### Exercise objective
Scan the listing below and copy every line holding "with".

### Extracted information

● ● ● ●

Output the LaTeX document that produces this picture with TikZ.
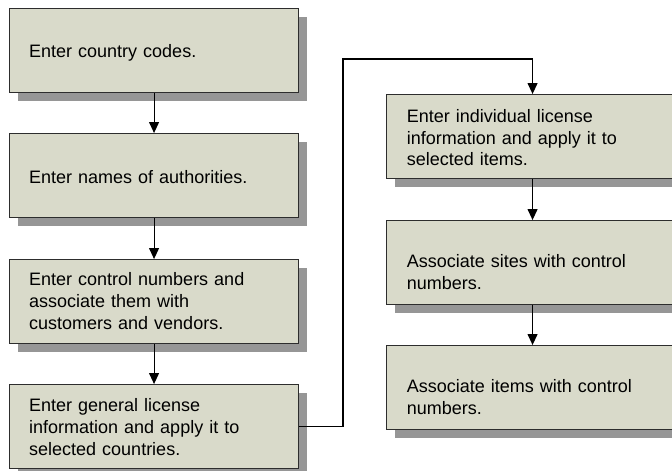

● ● ● ●

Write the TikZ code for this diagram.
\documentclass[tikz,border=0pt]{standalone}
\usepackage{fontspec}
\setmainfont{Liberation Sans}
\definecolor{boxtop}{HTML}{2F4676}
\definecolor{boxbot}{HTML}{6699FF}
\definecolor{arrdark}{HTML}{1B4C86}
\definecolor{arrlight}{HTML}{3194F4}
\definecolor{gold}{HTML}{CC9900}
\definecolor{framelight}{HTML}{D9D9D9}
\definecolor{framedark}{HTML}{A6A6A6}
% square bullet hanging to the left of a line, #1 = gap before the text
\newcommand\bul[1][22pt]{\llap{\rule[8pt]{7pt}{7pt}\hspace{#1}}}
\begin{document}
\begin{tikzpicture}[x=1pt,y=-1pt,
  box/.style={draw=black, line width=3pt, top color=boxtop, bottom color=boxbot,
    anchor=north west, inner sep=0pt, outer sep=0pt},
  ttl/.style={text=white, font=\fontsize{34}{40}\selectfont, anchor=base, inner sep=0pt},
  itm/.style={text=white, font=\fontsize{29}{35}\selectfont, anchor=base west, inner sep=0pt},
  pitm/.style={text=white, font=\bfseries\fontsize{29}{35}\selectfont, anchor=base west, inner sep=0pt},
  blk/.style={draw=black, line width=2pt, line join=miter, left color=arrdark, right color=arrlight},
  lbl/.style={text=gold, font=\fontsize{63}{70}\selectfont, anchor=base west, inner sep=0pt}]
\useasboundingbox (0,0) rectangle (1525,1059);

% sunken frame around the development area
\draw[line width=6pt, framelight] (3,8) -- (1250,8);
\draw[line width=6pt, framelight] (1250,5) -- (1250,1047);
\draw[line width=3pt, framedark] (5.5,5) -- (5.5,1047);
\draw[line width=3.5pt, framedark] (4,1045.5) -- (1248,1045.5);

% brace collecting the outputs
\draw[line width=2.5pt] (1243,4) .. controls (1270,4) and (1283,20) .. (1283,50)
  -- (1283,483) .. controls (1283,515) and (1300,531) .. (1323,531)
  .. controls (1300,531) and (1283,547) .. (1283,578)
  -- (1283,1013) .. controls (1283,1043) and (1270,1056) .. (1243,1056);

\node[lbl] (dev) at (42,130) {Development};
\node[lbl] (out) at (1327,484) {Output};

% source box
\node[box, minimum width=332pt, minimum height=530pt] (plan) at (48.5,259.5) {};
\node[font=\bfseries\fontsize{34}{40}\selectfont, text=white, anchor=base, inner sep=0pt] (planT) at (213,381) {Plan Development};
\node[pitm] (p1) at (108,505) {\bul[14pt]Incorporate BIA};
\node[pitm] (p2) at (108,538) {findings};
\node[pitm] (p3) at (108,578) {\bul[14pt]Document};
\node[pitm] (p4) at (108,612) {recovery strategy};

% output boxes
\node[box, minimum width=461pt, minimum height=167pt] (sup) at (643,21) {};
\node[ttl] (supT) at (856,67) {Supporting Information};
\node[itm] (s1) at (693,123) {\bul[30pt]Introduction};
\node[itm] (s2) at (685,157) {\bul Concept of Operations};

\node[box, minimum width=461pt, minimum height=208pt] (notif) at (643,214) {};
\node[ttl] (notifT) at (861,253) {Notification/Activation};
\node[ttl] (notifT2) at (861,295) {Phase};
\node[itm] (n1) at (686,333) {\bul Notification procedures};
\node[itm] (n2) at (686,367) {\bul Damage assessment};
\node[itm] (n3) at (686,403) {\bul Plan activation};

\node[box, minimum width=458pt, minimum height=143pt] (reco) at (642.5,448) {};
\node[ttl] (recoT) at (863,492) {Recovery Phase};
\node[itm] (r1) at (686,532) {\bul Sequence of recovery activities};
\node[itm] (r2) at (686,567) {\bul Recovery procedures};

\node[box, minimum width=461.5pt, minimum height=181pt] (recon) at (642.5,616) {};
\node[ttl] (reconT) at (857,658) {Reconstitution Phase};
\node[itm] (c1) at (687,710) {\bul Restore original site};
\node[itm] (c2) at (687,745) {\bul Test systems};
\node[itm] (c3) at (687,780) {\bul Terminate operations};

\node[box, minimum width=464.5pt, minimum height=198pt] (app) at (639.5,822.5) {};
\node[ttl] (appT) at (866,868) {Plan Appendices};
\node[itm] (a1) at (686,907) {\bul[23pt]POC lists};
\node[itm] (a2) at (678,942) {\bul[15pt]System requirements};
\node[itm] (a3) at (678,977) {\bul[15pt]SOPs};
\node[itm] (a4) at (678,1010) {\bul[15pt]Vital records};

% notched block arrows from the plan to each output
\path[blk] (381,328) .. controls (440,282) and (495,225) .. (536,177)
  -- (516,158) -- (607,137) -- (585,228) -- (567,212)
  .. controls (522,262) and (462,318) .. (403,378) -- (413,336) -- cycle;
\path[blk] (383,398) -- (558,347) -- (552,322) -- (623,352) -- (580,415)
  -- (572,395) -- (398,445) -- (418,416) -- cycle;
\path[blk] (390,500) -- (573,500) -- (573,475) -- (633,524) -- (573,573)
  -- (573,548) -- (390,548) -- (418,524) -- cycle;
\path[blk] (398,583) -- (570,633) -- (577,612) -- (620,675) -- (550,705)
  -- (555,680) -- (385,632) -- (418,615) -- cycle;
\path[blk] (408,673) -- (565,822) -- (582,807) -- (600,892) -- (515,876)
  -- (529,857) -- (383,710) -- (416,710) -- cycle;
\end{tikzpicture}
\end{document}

● ● ● ●

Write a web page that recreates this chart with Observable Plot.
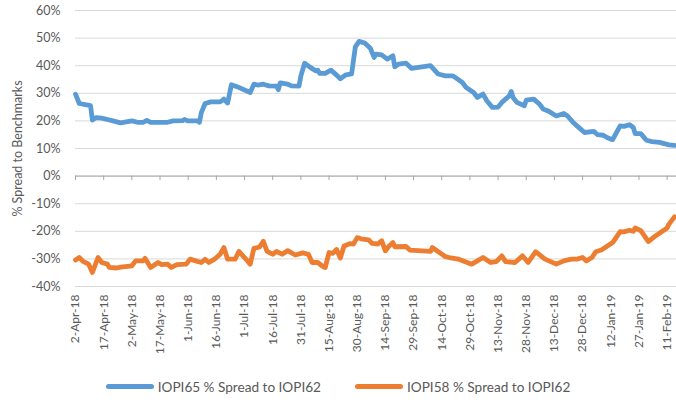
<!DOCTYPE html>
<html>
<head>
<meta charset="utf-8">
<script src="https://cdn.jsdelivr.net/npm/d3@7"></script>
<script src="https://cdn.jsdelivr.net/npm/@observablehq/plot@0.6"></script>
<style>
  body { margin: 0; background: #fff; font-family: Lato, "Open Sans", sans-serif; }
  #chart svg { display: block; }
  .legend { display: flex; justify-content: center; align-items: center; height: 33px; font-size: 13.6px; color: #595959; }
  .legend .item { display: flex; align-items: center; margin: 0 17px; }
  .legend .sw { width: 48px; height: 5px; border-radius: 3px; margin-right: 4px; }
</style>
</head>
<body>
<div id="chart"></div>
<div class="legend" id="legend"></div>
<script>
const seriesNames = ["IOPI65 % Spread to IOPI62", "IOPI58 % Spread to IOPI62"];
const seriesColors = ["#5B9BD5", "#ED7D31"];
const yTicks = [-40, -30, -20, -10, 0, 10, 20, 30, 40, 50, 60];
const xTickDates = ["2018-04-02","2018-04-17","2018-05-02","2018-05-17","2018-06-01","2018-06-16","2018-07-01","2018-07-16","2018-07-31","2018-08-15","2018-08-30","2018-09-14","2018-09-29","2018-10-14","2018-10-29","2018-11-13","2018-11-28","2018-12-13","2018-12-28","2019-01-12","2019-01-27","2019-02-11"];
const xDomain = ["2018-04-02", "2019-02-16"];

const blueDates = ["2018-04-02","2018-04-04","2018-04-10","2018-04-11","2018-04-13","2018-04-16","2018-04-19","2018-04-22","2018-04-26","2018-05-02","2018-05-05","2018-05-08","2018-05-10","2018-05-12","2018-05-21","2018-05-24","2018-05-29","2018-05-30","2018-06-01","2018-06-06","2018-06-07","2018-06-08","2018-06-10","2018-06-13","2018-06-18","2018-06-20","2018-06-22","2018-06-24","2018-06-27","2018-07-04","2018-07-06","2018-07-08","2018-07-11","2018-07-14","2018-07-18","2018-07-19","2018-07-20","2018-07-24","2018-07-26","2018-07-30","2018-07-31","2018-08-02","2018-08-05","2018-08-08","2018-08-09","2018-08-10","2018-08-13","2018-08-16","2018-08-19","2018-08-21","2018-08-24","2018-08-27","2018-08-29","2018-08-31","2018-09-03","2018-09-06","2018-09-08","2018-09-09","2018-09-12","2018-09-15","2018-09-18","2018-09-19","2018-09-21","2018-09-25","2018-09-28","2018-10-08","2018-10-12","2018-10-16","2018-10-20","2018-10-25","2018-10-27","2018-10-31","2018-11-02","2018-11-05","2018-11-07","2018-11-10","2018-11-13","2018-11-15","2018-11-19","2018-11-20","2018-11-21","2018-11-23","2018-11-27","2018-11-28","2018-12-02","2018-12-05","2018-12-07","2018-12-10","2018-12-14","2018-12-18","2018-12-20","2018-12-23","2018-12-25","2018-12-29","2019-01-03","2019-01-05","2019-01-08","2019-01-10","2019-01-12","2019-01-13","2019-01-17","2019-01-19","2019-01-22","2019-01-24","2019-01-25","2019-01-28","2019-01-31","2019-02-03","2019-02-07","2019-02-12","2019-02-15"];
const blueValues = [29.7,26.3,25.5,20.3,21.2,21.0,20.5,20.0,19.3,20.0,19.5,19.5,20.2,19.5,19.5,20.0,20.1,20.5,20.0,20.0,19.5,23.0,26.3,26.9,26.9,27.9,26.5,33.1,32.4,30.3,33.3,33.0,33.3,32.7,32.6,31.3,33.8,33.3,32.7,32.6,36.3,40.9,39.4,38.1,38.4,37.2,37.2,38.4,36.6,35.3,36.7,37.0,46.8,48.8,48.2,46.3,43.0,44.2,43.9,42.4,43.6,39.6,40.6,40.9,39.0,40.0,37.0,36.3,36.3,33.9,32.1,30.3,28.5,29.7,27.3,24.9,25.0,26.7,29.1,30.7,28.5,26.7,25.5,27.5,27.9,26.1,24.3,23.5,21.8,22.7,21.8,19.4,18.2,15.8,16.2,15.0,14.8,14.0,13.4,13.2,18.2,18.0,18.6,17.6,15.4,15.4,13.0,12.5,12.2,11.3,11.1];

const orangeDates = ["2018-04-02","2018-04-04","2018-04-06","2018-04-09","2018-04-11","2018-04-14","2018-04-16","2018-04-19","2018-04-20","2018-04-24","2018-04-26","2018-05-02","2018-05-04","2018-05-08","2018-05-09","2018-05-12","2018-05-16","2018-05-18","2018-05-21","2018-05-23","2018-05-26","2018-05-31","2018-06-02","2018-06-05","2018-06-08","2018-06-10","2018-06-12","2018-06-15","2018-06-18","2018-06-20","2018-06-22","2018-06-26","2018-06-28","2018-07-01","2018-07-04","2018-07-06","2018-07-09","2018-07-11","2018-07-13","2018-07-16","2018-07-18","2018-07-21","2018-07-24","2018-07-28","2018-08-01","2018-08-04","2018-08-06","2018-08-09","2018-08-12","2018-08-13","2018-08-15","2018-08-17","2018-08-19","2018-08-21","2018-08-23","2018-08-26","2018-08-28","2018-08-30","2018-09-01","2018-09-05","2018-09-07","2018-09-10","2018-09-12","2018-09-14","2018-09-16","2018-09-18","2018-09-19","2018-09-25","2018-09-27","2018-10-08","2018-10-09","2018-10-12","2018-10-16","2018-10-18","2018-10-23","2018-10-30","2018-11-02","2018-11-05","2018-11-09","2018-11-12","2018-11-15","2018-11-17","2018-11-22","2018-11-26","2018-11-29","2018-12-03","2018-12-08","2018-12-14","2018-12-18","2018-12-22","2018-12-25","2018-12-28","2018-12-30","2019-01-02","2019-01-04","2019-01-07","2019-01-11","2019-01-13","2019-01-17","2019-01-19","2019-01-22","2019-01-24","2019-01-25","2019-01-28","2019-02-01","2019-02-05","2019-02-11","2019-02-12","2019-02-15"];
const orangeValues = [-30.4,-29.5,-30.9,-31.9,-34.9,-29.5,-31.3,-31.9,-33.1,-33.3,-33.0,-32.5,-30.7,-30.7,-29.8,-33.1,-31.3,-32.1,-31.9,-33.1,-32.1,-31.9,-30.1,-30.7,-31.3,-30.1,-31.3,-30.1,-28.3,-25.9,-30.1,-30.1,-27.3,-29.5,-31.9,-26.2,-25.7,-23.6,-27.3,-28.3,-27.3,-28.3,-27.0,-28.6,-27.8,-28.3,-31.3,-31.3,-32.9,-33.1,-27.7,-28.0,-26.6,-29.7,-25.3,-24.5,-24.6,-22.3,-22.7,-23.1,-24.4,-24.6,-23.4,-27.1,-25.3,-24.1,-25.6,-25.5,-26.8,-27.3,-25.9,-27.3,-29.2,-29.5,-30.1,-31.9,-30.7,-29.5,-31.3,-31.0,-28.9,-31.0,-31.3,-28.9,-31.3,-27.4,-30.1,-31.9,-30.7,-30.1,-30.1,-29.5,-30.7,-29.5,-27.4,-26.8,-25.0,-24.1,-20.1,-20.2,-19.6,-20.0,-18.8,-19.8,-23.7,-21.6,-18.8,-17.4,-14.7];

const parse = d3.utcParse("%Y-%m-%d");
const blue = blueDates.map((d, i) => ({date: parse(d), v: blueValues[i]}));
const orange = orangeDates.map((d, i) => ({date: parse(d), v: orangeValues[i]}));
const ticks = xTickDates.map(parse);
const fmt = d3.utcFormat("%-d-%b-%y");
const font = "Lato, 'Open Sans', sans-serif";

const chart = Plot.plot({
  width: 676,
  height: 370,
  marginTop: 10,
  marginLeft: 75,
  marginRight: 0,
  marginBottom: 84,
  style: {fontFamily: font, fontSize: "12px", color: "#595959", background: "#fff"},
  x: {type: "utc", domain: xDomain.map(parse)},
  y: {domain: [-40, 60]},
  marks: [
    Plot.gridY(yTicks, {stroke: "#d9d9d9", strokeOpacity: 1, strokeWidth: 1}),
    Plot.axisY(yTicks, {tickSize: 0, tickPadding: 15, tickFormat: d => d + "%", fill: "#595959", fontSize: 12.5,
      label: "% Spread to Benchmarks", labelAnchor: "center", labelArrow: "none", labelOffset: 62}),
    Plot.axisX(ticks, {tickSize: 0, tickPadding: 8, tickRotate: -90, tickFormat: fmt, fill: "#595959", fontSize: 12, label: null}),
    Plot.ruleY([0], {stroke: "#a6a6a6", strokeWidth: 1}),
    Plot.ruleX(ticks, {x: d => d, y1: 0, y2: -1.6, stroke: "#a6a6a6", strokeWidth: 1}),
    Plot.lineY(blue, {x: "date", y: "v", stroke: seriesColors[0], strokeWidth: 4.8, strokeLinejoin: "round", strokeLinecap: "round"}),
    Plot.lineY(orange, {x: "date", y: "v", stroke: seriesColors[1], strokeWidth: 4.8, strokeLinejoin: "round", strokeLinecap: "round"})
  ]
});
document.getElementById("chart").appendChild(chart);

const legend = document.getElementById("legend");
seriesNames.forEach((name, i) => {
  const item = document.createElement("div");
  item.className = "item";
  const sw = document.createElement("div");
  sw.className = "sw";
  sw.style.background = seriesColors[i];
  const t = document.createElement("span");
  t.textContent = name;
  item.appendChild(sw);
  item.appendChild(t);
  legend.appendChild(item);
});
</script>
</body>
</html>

● ● ● ●

### Completed task
Output the LaTeX document that produces this picture with TikZ.
Write a web page that recreates this chart with Observable Plot.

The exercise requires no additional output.